MISO’s Multi-Value Project lines have helped bring online many new renewable generators, but those were much less focused on policy than reliability and economics, Gramlich told RTO Insider.
“The state policies, even in MISO, weren’t even really binding,” Gramlich said. “They would have had the same results even if they completely ignored them. So, the point is, look at the economics of generation and anticipated additions and retirements over this 20-year period. And then design the network that achieves the lowest delivered costs for consumers; and any region should be able to do that.”
Thomas said that Arkansas did give up some of its authority when it pushed Entergy into MISO, but he said that the deal was worth it.
“Do I worry about state jurisdiction? I really don’t,” Thomas said. “Particularly if you’re in a … market already, there’s some jurisdiction you give up to save $50 million a year. … You’ve bound yourself to work with other states that share these resources. But for $50 million a year that goes straight into ratepayers’ pockets, it’s worth it.”
MISO might be ahead of the other RTOs when it comes to planning, but Thomas said it was in a class of organizations that could all use improvements.

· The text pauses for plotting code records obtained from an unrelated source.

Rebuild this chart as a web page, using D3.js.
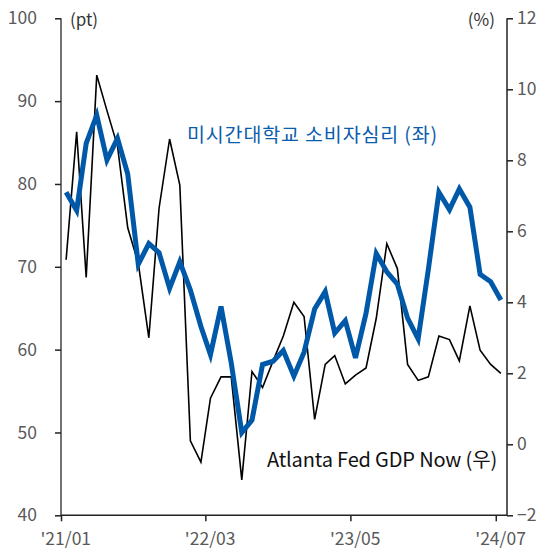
<!DOCTYPE html>
<html>
<head>
<meta charset="utf-8">
<script src="https://cdn.jsdelivr.net/npm/d3@7"></script>
<style>
  html, body { margin: 0; padding: 0; background: #fff; }
  svg { display: block; font-family: "Noto Sans CJK KR", "Noto Sans", sans-serif; }
</style>
</head>
<body>
<svg id="chart" width="544" height="552"></svg>
<script>
const months = [
  "2021-01","2021-02","2021-03","2021-04","2021-05","2021-06","2021-07","2021-08","2021-09","2021-10","2021-11","2021-12",
  "2022-01","2022-02","2022-03","2022-04","2022-05","2022-06","2022-07","2022-08","2022-09","2022-10","2022-11","2022-12",
  "2023-01","2023-02","2023-03","2023-04","2023-05","2023-06","2023-07","2023-08","2023-09","2023-10","2023-11","2023-12",
  "2024-01","2024-02","2024-03","2024-04","2024-05","2024-06","2024-07"
];
const sentiment = [
  79.0, 76.8, 84.9, 88.3, 82.9, 85.5, 81.2, 70.3, 72.8, 71.7, 67.4, 70.6,
  67.2, 62.8, 59.4, 65.2, 58.4, 50.0, 51.5, 58.2, 58.6, 59.9, 56.8, 59.7,
  64.9, 67.0, 62.0, 63.5, 59.0, 64.4, 71.6, 69.4, 67.9, 63.8, 61.3, 69.7,
  79.0, 76.9, 79.4, 77.2, 69.1, 68.2, 66.0
];
const gdpNow = [
  5.2, 8.8, 4.7, 10.4, 9.4, 8.4, 6.1, 5.1, 3.0, 6.65, 8.6, 7.3,
  0.1, -0.5, 1.3, 1.9, 1.9, -1.0, 2.05, 1.6, 2.35, 3.05, 4.0, 3.6,
  0.7, 2.25, 2.5, 1.7, 1.95, 2.15, 3.55, 5.65, 4.95, 2.25, 1.8, 1.9,
  3.05, 2.95, 2.35, 3.9, 2.65, 2.25, 2.0
];
const xTickMonths = ["2021-01", "2022-03", "2023-05", "2024-07"];
const xTickLabels = ["'21/01", "'22/03", "'23/05", "'24/07"];
const leftTicks = [40, 50, 60, 70, 80, 90, 100];
const rightTicks = [-2, 0, 2, 4, 6, 8, 10, 12];
const sentimentLabel = "미시간대학교 소비자심리 (좌)";
const gdpLabel = "Atlanta Fed GDP Now (우)";
const leftUnit = "(pt)";
const rightUnit = "(%)";

const parse = d3.timeParse("%Y-%m");
const monthStart = months.map(parse);
const midMonth = monthStart.map(d => d3.timeDay.offset(d, 15));

const L = 61, R = 507, T = 18.3, B = 515.3;
const svg = d3.select("#chart");

const x = d3.scaleTime()
  .domain([parse("2021-01"), d3.timeDay.offset(parse("2024-07"), 33.5)])
  .range([L, R]);
const yL = d3.scaleLinear().domain([40, 100]).range([B, T]);
const yR = d3.scaleLinear().domain([-2, 12]).range([B, T]);

const tickColor = "#595959";
const fs = 17.5;

const gL = svg.append("g").attr("transform", `translate(${L},0)`)
  .call(d3.axisLeft(yL).tickValues(leftTicks).tickSize(6).tickPadding(18).tickFormat(d3.format("d")));
const gR = svg.append("g").attr("transform", `translate(${R},0)`)
  .call(d3.axisRight(yR).tickValues(rightTicks).tickSize(6).tickPadding(4).tickFormat(d3.format("d")));
const gB = svg.append("g").attr("transform", `translate(0,${B})`)
  .call(d3.axisBottom(x).tickValues(xTickMonths.map(parse)).tickSize(6).tickPadding(11)
    .tickFormat((d, i) => xTickLabels[i]));

[gL, gR, gB].forEach(g => {
  g.select(".domain").attr("stroke", "#222").attr("stroke-width", 1.5);
  g.selectAll(".tick line").attr("stroke", "#222").attr("stroke-width", 1.5);
  g.selectAll(".tick text").attr("fill", tickColor).style("font-size", fs + "px")
    .style("font-family", "'Noto Sans CJK KR', 'Noto Sans', sans-serif");
});
gL.select(".domain").attr("stroke", "#444");
const halfMonth = x(parse("2021-02")) - x(parse("2021-01"));
gB.selectAll(".tick text").attr("dx", halfMonth / 2 - 1);
gB.select(".domain").attr("d", `M${L},0H${R}`);
gL.select(".domain").attr("d", `M0,${T}V${B}`);
gR.select(".domain").attr("d", `M0,${T}V${B}`);

const lineS = d3.line().x((d, i) => x(midMonth[i])).y(d => yL(d));
const lineG = d3.line().x((d, i) => x(midMonth[i])).y(d => yR(d));

svg.append("path").datum(gdpNow)
  .attr("fill", "none").attr("stroke", "#000").attr("stroke-width", 1.6)
  .attr("stroke-linejoin", "miter").attr("d", lineG);

svg.append("path").datum(sentiment)
  .attr("fill", "none").attr("stroke", "#0058a9").attr("stroke-width", 5)
  .attr("stroke-linejoin", "miter").attr("d", lineS);

svg.append("text").attr("x", 70).attr("y", 26).attr("fill", "#333")
  .style("font-size", "17px").text(leftUnit);
svg.append("text").attr("x", 495).attr("y", 26).attr("fill", "#333").attr("text-anchor", "end")
  .style("font-size", "17px").text(rightUnit);

function fitSpacing(sel, target) {
  const txt = sel.text();
  const w = sel.node().getComputedTextLength();
  const n = Array.from(txt).length;
  const ls = (target - w) / n;
  sel.style("letter-spacing", ls + "px");
}

const t1 = svg.append("text").attr("x", 187).attr("y", 142).attr("fill", "#0a5cac")
  .style("font-size", "19.5px").text(sentimentLabel);
fitSpacing(t1, 251);
const t2 = svg.append("text").attr("x", 267).attr("y", 466.5).attr("fill", "#111")
  .style("font-size", "20px").text(gdpLabel);
fitSpacing(t2, 230);
</script>
</body>
</html>
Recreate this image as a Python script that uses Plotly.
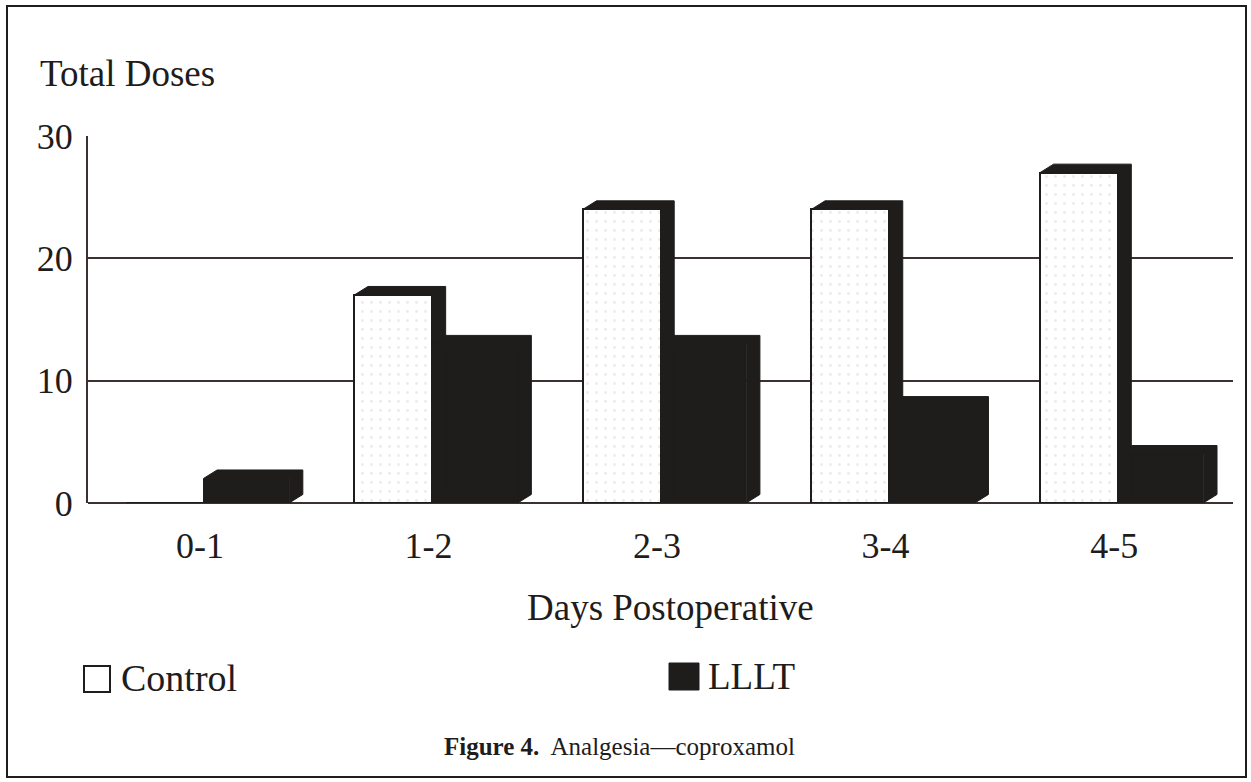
import plotly.graph_objects as go

# Total coproxamol doses per postoperative day interval
days = ["0-1", "1-2", "2-3", "3-4", "4-5"]
control = [0, 17, 24, 24, 27]
lllt = [2, 13, 13, 8, 4]
y_ticks = [0, 10, 20, 30]

INK = "#1f1c1c"
GRID = "#3d3030"
FONT = "Liberation Serif"

# Figure geometry (pixels)
W, H = 1251, 782
ML, MR, MT, MB = 88, 18, 136, 279
PW, PH = W - ML - MR, H - MT - MB


def px(p):
    return (p - ML) / PW


def py(p):
    return (H - MB - p) / PH


# Pseudo-3D bar geometry in data units
SPLIT = 0.015      # boundary between the two bars of a group
W_CTRL = 0.34
W_LLLT = 0.375
DX, DY = 0.06, 0.7  # receding depth of the top and side faces

idx = list(range(len(days)))
ctrl_x = [k + SPLIT - W_CTRL / 2 for k in idx]
lllt_x = [k + SPLIT + W_LLLT / 2 for k in idx]


def depth_faces(centers, width, values):
    """Top + right side faces of each bar, as one polygon per bar."""
    xs, ys = [], []
    for c, v in zip(centers, values):
        if v <= 0:
            continue
        x0, x1 = c - width / 2, c + width / 2
        xs += [x0, x0 + DX, x1 + DX, x1 + DX, x1, x1, x0, None]
        ys += [v, v + DY, v + DY, DY, 0, v, v, None]
    return xs, ys


fig = go.Figure()

cx, cy = depth_faces(ctrl_x, W_CTRL, control)
fig.add_trace(go.Scatter(x=cx, y=cy, mode="lines", fill="toself",
                         fillcolor=INK, line=dict(color=INK, width=1),
                         hoverinfo="skip", showlegend=False))
lx, ly = depth_faces(lllt_x, W_LLLT, lllt)
fig.add_trace(go.Scatter(x=lx, y=ly, mode="lines", fill="toself",
                         fillcolor=INK, line=dict(color=INK, width=1),
                         hoverinfo="skip", showlegend=False))

fig.add_trace(go.Bar(
    x=ctrl_x, y=control, width=W_CTRL, name="Control",
    marker=dict(color="white", line=dict(color=INK, width=2),
                pattern=dict(shape=".", fgcolor="#d8d8d8", size=9, solidity=0.08)),
    showlegend=False))
fig.add_trace(go.Bar(
    x=lllt_x, y=lllt, width=W_LLLT, name="LLLT",
    marker=dict(color=INK, line=dict(color=INK, width=0)),
    showlegend=False))

annotations = [
    dict(text="Total Doses", x=px(38), y=py(73), xanchor="left", yanchor="middle",
         font=dict(size=37)),
    dict(text="Days Postoperative", x=px(670), y=py(607), xanchor="center",
         yanchor="middle", font=dict(size=37)),
    dict(text="Control", x=px(119), y=py(678), xanchor="left", yanchor="middle",
         font=dict(size=38)),
    dict(text="LLLT", x=px(706), y=py(676), xanchor="left", yanchor="middle",
         font=dict(size=37)),
    dict(text="<b>Figure 4.</b>  Analgesia\u2014coproxamol", x=px(619), y=py(746),
         xanchor="center", yanchor="middle", font=dict(size=25)),
]
for a in annotations:
    a.update(xref="paper", yref="paper", showarrow=False)
    a["font"].update(family=FONT, color=INK)

shapes = [
    # legend keys
    dict(type="rect", x0=px(84), x1=px(110), y0=py(692), y1=py(666),
         line=dict(color=INK, width=2), fillcolor="white"),
    dict(type="rect", x0=px(669), x1=px(699), y0=py(690), y1=py(663),
         line=dict(color=INK, width=1), fillcolor=INK),
    # outer frame
    dict(type="rect", x0=px(7), x1=px(1246), y0=py(777), y1=py(6),
         line=dict(color=INK, width=2), fillcolor="rgba(0,0,0,0)", layer="above"),
]
for s in shapes:
    s.update(xref="paper", yref="paper")

fig.update_layout(
    width=W, height=H, autosize=False,
    margin=dict(l=ML, r=MR, t=MT, b=MB),
    paper_bgcolor="white", plot_bgcolor="white",
    barmode="overlay", bargap=0,
    font=dict(family=FONT, color=INK),
    annotations=annotations, shapes=shapes,
    xaxis=dict(range=[-0.49, 4.52], tickvals=idx, ticktext=days,
               showgrid=False, zeroline=False, showline=False, ticks="",
               tickfont=dict(size=36, family=FONT, color=INK),
               ticklabelstandoff=18, fixedrange=True),
    yaxis=dict(range=[0, 30], tickvals=y_ticks, showgrid=True,
               gridcolor=GRID, gridwidth=1.6, zeroline=True, zerolinecolor=GRID,
               zerolinewidth=2, showline=True, linecolor=GRID, linewidth=2,
               ticks="", ticklabelstandoff=6,
               tickfont=dict(size=36, family=FONT, color=INK), fixedrange=True),
)

fig.write_html("out.html")
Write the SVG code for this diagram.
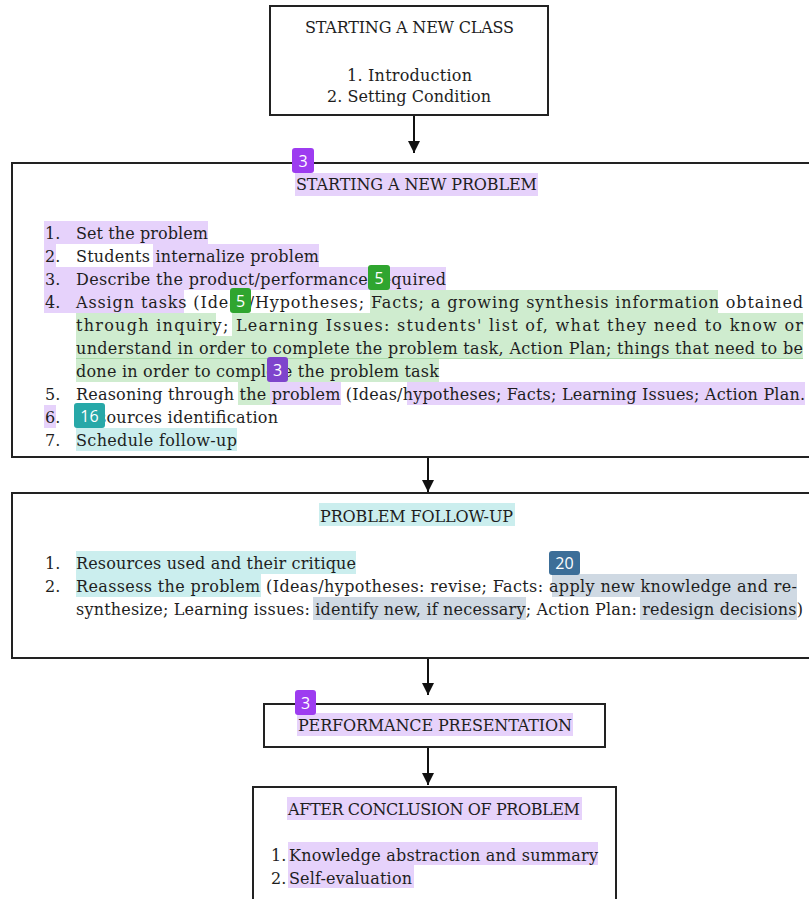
<svg xmlns="http://www.w3.org/2000/svg" width="809" height="899" viewBox="0 0 809 899">
<style>
.box{fill:#fff;stroke:#222;stroke-width:2}
.t{font-family:"DejaVu Serif","Liberation Serif",serif;font-size:16px;fill:#1e1e1e}
.hp{fill:#e6d2fb}.hg{fill:#cfeccf}.hc{fill:#cbeeee}.hb{fill:#cfd9e3}
.bt{font-family:"Open Sans","Noto Sans",sans-serif;font-size:16px;fill:#fff;text-anchor:middle}
.conn{stroke:#111;stroke-width:2;fill:none}
</style>
<defs>
<marker id="ah" viewBox="0 0 10 10" refX="10" refY="5" markerWidth="6" markerHeight="6" orient="auto" markerUnits="strokeWidth">
<path d="M0,0 L10,5 L0,10 z" fill="#111"/>
</marker>
</defs>
<rect width="809" height="899" fill="#fff"/>

<g id="connectors">
<line class="conn" x1="414" y1="115" x2="414" y2="153" marker-end="url(#ah)"/>
<line class="conn" x1="428" y1="457" x2="428" y2="492" marker-end="url(#ah)"/>
<line class="conn" x1="428" y1="658" x2="428" y2="695" marker-end="url(#ah)"/>
<line class="conn" x1="428" y1="747" x2="428" y2="785" marker-end="url(#ah)"/>
</g>

<g id="node-starting-class">
<rect class="box" x="270" y="6" width="278" height="109"/>
<text class="t" x="305" y="33" textLength="209">STARTING A NEW CLASS</text>
<text class="t" x="347" y="81" textLength="125">1. Introduction</text>
<text class="t" x="327" y="102" textLength="164">2. Setting Condition</text>
</g>

<g id="node-starting-problem">
<rect class="box" x="12" y="163" width="810" height="294"/>
<rect class="hp" x="295" y="173" width="243" height="23"/>
<rect class="hp" x="44" y="221" width="164" height="23"/>
<rect class="hp" x="44" y="244" width="12" height="23"/>
<rect class="hp" x="153" y="244" width="166" height="23"/>
<rect class="hp" x="44" y="267" width="402" height="23"/>
<rect class="hp" x="44" y="290" width="140" height="23"/>
<rect class="hg" x="370" y="290" width="348" height="23"/>
<rect class="hg" x="76" y="313" width="140" height="23"/>
<rect class="hg" x="232" y="313" width="571" height="23"/>
<rect class="hg" x="76" y="336" width="727" height="23"/>
<line x1="76" y1="358.5" x2="803" y2="358.5" stroke="#a9dba9" stroke-width="1"/>
<rect class="hg" x="76" y="359" width="363" height="23"/>
<rect class="hg" x="238" y="382" width="32" height="23"/>
<rect class="hp" x="270" y="382" width="71" height="23"/>
<rect class="hp" x="407" y="382" width="398" height="23"/>
<rect class="hp" x="44" y="405" width="12" height="23"/>
<rect class="hc" x="76" y="428" width="161" height="23"/>
<text class="t" x="296" y="190" textLength="241">STARTING A NEW PROBLEM</text>
<text class="t" x="45" y="239">1.</text><text class="t" x="76" y="239" textLength="132">Set the problem</text>
<text class="t" x="45" y="262">2.</text><text class="t" x="76" y="262" textLength="243">Students internalize problem</text>
<text class="t" x="45" y="285">3.</text><text class="t" x="76" y="285" textLength="370">Describe the product/performance required</text>
<text class="t" x="45" y="308">4.</text><text class="t" x="76" y="308" textLength="727" lengthAdjust="spacing">Assign tasks (Ideas/Hypotheses; Facts; a growing synthesis information obtained</text>
<text class="t" x="76" y="331" textLength="727" lengthAdjust="spacing">through inquiry; Learning Issues: students' list of, what they need to know or</text>
<text class="t" x="76" y="354" textLength="727" lengthAdjust="spacing">understand in order to complete the problem task, Action Plan; things that need to be</text>
<text class="t" x="76" y="377" textLength="363">done in order to complete the problem task</text>
<text class="t" x="45" y="400">5.</text><text class="t" x="76" y="400" textLength="729" lengthAdjust="spacing">Reasoning through the problem (Ideas/hypotheses; Facts; Learning Issues; Action Plan.</text>
<text class="t" x="45" y="423">6.</text><text class="t" x="76" y="423" textLength="202">Resources identification</text>
<text class="t" x="45" y="446">7.</text><text class="t" x="76" y="446" textLength="161">Schedule follow-up</text>
<rect x="292" y="148" width="22" height="25" rx="3" fill="#9d3cf0"/><text class="bt" x="303" y="166.5">3</text>
<rect x="368" y="265" width="22" height="25" rx="3" fill="#2fa52f"/><text class="bt" x="379" y="283.5">5</text>
<rect x="230" y="288" width="21" height="25" rx="3" fill="#2fa52f"/><text class="bt" x="240.5" y="306.5">5</text>
<rect x="267" y="357" width="21" height="25" rx="3" fill="#7e44cc"/><text class="bt" x="277.5" y="375.5">3</text>
<rect x="74" y="403" width="31" height="25" rx="3" fill="#27a8a8"/><text class="bt" x="89.5" y="421.5">16</text>
</g>

<g id="node-problem-followup">
<rect class="box" x="12" y="493" width="810" height="165"/>
<rect class="hc" x="319" y="503" width="196" height="23"/>
<rect class="hc" x="76" y="551" width="280" height="23"/>
<rect class="hc" x="76" y="574" width="185" height="23"/>
<rect class="hb" x="552" y="574" width="245" height="23"/>
<rect class="hb" x="313" y="597" width="213" height="23"/>
<rect class="hb" x="640" y="597" width="157" height="23"/>
<text class="t" x="320" y="522" textLength="193">PROBLEM FOLLOW-UP</text>
<text class="t" x="45" y="569">1.</text><text class="t" x="76" y="569" textLength="280">Resources used and their critique</text>
<text class="t" x="45" y="592">2.</text><text class="t" x="76" y="592" textLength="721" lengthAdjust="spacing">Reassess the problem (Ideas/hypotheses: revise; Facts: apply new knowledge and re-</text>
<text class="t" x="76" y="615" textLength="727" lengthAdjust="spacing">synthesize; Learning issues: identify new, if necessary; Action Plan: redesign decisions)</text>
<rect x="549" y="551" width="31" height="24" rx="3" fill="#3c6e98"/><text class="bt" x="564.5" y="569">20</text>
</g>

<g id="node-performance">
<rect class="box" x="264" y="704" width="341" height="43"/>
<rect class="hp" x="297" y="713" width="276" height="23"/>
<text class="t" x="298" y="731" textLength="274">PERFORMANCE PRESENTATION</text>
<rect x="295" y="690" width="21" height="25" rx="3" fill="#9d3cf0"/><text class="bt" x="305.5" y="708.5">3</text>
</g>

<g id="node-after-conclusion">
<rect class="box" x="253" y="787" width="363" height="130"/>
<rect class="hp" x="287" y="797" width="295" height="23"/>
<rect class="hp" x="288" y="842" width="310" height="23"/>
<rect class="hp" x="288" y="865" width="126" height="23"/>
<text class="t" x="288" y="815" textLength="292">AFTER CONCLUSION OF PROBLEM</text>
<text class="t" x="271" y="861">1.</text><text class="t" x="289" y="861" textLength="309">Knowledge abstraction and summary</text>
<text class="t" x="271" y="884">2.</text><text class="t" x="289" y="884" textLength="123">Self-evaluation</text>
</g>
</svg>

While the devil is in the details, the broad strokes of FERC’s proposal requiring proactive planning have wide support, as 174 organizations, including 59 consumer groups, supported the rule in their comments to the commission, Gramlich said.
The Future of Transmission Competition
Another issue dividing stakeholders is FERC’s proposal to pull back on Order 1000’s elimination of the federal right of first refusal for regional transmission lines, finding it caused incumbents to focus on local projects not subject to competition.
Many utilities want to see FERC at least stick with that proposal, while supporters of competition are going to appeal if the commission follows through with it.
“So, No. 1: FERC has got to tackle the competitive transmission issues they’ve teed up and re-examine rights of first refusal,” WIRES Group Executive Director Larry Gasteiger said in an interview. “I think if that’s not in there, it would kind of be a major disappointment.”
FERC has acknowledged that Order 1000 is not working correctly and the policies around ROFRs need to be reformed, he added.
The opposite needs to happen, according to Paul Cicio, chair of the Electricity Transmission Competition Coalition, made up of firms engaged in competitive transmission development and consumer groups.
“If [FERC] doesn’t embrace competition; if it doesn’t enforce Order 1000, this will be most likely the most costly consumer rule in history,” Cicio told RTO Insider. “And it’s because of the sheer magnitude of the amount of capital that is and will be spent on transmission going forward.”
Competition can serve to contain the costs of transmission, which has granted very healthy returns that stay in place for decades, he added. The price of electricity has outstripped the Consumer Price Index in terms of inflation, and in cheap natural gas and other forms of generation, transmission and distribution costs have been rising, Cicio said.
The returns on investment of 10 to 12% are very high when compared to the manufacturing industry, which Cicio also represents, and he would like to see FERC tackle cost-containment issues more generally.
Cost containment came up in many of the comments, but Gasteiger said it was not really addressed in the proposed rule.
“We’re hoping that they don’t try to add it in now, given that they haven’t really provided notice on it,” Gasteiger said. “But I know there was a lot of pressure from different commenters for FERC to weigh in on that issue.”
Any rule of this scope from FERC is guaranteed to be challenged in court; ETCC has already said it would appeal the final rule if the commission reinstates the federal ROFR, which Cicio reiterated. (See Pro Competition Group Plans to Sue if FERC Reinstates Federal ROFR.)